▶ Description of the task: Retype exactly what appears below from the line containing "Rebuild this chart" down to the line containing "import plotly.graph_objects as go", keeping both end lines. Do not include pictures.

▶ Available records:
* START *
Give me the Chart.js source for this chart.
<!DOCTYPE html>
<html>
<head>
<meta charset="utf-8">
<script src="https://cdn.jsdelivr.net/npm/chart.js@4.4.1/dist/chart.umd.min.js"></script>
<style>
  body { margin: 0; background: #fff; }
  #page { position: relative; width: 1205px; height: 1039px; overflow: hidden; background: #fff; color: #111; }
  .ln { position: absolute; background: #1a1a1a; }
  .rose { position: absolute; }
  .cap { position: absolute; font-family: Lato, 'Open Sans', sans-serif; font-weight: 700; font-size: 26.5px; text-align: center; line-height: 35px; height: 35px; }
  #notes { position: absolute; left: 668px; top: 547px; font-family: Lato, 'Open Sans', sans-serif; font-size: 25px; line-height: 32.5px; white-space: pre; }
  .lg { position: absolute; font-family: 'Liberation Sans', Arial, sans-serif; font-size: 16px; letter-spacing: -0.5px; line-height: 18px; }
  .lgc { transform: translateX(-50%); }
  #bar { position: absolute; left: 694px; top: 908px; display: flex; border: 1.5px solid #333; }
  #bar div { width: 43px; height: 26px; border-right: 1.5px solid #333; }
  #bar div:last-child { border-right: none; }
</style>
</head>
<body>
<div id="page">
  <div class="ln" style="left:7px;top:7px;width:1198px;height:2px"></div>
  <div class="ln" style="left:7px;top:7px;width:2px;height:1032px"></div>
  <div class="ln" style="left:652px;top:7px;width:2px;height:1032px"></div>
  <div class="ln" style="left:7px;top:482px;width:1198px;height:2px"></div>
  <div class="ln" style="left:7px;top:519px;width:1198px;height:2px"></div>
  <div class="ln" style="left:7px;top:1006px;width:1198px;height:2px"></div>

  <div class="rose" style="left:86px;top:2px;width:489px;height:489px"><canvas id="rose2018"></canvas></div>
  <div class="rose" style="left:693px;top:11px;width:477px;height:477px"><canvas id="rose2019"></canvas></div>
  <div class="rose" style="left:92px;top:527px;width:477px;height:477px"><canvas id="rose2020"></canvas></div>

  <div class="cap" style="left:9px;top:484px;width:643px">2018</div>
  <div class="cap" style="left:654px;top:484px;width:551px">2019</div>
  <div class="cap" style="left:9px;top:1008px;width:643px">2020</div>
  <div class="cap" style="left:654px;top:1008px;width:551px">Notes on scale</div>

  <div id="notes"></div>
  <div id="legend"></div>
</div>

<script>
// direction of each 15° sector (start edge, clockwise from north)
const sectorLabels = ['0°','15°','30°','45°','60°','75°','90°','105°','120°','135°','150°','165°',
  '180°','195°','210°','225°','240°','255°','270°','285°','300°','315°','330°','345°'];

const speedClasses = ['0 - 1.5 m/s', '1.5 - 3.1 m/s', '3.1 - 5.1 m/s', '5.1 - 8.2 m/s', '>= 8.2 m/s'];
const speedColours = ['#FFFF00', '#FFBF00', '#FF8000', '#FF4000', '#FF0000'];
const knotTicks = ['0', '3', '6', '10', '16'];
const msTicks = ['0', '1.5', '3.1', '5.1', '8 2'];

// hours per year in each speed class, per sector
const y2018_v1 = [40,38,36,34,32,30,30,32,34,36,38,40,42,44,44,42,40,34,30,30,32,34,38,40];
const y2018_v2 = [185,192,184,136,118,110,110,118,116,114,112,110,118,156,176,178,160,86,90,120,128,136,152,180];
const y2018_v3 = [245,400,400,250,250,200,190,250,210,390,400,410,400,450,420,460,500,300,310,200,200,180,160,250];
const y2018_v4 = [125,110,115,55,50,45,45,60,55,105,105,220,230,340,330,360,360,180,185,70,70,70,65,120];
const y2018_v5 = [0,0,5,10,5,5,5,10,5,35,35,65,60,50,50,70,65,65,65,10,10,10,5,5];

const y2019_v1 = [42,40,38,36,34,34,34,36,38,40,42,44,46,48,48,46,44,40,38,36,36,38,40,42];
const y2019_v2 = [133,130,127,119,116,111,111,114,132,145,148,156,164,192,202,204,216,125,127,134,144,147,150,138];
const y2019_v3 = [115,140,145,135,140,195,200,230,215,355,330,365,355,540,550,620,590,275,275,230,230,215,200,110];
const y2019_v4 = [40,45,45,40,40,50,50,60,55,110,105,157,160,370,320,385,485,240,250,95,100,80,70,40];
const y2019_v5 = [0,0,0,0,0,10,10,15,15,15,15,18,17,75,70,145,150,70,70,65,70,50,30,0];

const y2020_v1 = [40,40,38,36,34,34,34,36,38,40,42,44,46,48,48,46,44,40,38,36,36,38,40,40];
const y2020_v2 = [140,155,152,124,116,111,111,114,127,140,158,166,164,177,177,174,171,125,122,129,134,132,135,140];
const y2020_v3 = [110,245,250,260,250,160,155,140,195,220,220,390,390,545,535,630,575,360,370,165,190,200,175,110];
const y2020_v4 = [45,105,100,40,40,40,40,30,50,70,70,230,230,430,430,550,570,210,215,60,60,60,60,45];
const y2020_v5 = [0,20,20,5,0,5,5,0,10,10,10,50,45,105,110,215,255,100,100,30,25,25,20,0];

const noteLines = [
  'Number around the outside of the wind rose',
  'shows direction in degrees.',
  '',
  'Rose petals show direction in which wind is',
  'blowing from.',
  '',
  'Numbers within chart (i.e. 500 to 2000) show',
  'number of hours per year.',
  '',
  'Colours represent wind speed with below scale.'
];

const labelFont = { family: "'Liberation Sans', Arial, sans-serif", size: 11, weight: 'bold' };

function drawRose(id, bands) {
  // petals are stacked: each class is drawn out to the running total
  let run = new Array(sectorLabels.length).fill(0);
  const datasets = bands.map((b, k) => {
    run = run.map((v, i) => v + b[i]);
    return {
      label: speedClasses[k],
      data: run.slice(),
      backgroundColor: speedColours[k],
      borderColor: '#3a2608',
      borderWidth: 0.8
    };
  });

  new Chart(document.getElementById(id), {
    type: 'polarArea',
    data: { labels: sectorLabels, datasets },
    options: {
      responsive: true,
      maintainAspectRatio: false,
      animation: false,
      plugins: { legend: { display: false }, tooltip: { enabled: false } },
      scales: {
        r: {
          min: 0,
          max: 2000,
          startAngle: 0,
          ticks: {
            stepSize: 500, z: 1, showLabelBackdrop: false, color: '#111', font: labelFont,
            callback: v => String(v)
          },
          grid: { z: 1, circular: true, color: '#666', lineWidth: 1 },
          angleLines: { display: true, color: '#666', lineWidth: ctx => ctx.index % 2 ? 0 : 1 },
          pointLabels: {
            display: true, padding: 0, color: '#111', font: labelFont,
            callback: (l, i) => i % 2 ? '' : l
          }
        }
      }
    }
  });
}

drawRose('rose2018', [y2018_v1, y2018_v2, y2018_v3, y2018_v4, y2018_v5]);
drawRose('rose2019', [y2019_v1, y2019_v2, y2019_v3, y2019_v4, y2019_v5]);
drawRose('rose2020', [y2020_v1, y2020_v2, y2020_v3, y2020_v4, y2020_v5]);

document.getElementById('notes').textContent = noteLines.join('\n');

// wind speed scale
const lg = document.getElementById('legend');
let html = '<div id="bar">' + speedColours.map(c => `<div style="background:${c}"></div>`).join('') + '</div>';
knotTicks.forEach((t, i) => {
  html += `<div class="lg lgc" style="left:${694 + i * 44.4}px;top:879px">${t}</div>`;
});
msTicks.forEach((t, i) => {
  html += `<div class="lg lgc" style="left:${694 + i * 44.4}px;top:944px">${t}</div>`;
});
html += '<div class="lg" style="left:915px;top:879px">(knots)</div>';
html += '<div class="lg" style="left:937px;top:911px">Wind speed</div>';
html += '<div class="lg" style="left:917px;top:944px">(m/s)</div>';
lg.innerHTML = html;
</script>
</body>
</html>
* END *
* START *
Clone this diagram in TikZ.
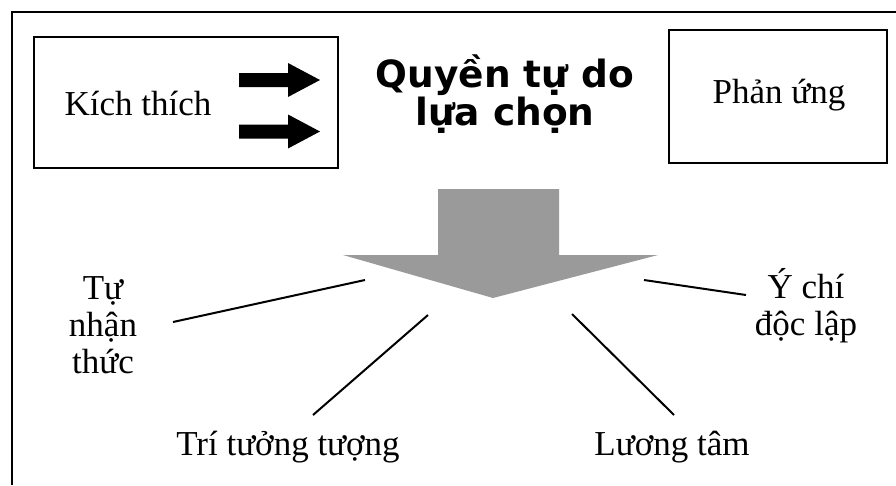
* END *
* START *
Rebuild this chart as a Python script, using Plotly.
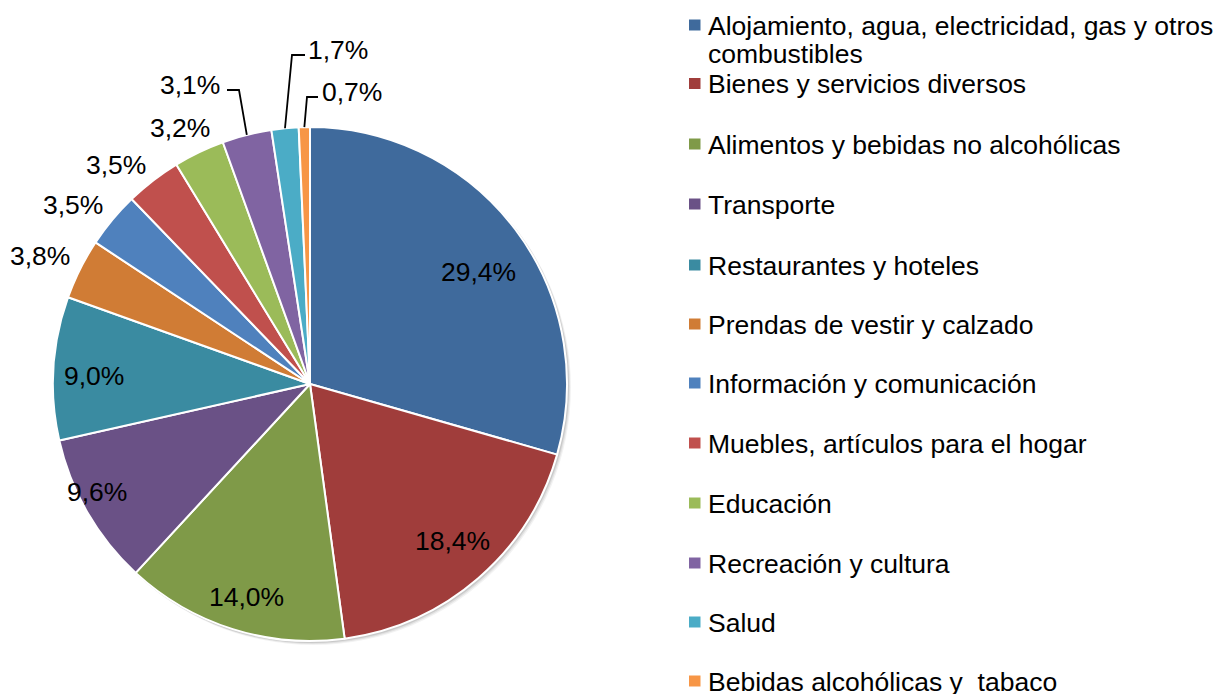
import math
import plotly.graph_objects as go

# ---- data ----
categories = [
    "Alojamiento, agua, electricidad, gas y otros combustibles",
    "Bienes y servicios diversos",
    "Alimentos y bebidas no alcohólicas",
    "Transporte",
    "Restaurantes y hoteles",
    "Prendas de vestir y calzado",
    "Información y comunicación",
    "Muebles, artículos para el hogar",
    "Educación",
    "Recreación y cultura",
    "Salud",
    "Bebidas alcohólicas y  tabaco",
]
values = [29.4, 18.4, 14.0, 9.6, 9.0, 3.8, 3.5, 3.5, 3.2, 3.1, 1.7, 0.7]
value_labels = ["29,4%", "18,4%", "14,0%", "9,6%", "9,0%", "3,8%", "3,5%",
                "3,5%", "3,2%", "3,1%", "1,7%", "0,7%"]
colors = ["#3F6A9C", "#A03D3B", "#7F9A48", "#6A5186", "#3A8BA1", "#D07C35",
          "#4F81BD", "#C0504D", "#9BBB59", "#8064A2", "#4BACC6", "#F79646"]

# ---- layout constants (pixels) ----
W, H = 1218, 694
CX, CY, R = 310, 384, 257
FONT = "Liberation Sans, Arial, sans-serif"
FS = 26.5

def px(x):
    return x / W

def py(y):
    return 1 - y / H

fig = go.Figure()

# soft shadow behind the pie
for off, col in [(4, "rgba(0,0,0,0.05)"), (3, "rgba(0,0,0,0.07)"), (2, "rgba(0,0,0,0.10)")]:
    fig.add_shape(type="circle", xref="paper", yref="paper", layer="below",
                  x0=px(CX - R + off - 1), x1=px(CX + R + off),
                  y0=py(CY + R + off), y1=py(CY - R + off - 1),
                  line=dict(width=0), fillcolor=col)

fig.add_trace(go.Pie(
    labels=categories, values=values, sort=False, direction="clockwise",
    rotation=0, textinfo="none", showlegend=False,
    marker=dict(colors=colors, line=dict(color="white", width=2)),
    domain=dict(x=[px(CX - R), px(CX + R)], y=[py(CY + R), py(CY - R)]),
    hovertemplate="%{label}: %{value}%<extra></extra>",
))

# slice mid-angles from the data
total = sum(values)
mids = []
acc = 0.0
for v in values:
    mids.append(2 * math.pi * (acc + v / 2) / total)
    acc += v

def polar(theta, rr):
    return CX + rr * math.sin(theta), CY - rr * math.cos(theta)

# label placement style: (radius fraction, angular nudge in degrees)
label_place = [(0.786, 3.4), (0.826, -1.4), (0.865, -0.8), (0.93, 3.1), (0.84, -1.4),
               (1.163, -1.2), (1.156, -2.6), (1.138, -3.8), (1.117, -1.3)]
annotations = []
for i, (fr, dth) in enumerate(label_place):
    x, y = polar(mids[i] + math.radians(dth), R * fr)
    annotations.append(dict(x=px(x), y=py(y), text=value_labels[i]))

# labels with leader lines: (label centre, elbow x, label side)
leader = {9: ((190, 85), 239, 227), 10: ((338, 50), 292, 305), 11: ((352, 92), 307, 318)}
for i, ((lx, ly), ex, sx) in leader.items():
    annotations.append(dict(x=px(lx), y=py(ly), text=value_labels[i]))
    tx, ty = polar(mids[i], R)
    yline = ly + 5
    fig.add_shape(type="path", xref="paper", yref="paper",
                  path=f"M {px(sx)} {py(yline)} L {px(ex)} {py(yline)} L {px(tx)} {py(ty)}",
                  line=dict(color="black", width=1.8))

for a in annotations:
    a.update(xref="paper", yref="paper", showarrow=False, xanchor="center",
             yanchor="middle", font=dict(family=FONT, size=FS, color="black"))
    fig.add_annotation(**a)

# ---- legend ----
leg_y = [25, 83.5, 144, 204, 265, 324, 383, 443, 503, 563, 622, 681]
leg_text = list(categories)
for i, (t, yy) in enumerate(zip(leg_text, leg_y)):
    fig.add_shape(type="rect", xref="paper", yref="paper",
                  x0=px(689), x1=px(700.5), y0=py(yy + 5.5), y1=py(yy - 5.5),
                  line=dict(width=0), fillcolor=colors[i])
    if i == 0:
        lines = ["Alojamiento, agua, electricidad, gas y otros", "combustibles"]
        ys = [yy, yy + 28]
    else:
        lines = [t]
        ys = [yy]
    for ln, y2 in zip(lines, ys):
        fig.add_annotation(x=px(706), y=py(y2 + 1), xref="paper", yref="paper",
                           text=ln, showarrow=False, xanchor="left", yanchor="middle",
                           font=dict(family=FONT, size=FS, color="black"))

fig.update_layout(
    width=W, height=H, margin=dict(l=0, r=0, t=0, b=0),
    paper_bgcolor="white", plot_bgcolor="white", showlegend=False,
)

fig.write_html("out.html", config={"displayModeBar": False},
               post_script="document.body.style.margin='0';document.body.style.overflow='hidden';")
* END *
▶ Answer for this exercise:
Rebuild this chart as a Python script, using Plotly.
import math
import plotly.graph_objects as go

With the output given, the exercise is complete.